- [TASK STATEMENT]
Your task is to filter the data below down to the lines holding "Write".

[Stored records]
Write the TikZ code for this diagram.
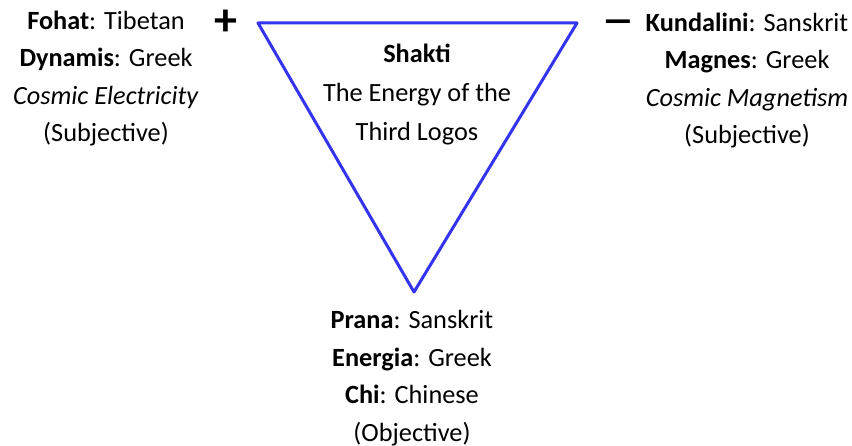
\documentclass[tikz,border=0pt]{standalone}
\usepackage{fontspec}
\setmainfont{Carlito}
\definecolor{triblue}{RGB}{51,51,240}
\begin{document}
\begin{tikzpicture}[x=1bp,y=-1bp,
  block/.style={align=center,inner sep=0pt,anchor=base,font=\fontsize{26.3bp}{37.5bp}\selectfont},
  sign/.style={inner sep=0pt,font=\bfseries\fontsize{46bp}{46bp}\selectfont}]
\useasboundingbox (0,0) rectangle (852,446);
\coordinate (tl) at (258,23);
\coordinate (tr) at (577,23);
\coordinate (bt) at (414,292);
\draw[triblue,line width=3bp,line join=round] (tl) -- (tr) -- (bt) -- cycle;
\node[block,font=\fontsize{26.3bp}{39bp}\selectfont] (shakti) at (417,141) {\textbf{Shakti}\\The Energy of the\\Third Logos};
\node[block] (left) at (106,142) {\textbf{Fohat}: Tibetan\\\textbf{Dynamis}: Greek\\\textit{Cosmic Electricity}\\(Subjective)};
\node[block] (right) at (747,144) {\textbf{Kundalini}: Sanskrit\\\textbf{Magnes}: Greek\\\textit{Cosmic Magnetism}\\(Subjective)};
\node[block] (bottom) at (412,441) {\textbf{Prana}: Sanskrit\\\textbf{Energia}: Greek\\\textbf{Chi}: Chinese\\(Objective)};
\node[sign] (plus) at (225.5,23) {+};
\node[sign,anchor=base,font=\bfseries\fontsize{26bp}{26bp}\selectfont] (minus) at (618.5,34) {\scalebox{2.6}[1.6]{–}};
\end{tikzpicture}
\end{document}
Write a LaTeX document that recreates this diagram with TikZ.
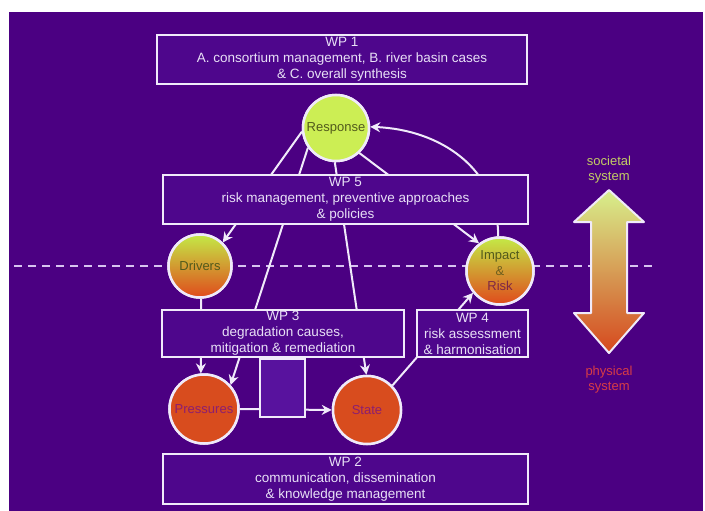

- [EXERCISE RESPONSE]
Write the TikZ code for this diagram.
Write a LaTeX document that recreates this diagram with TikZ.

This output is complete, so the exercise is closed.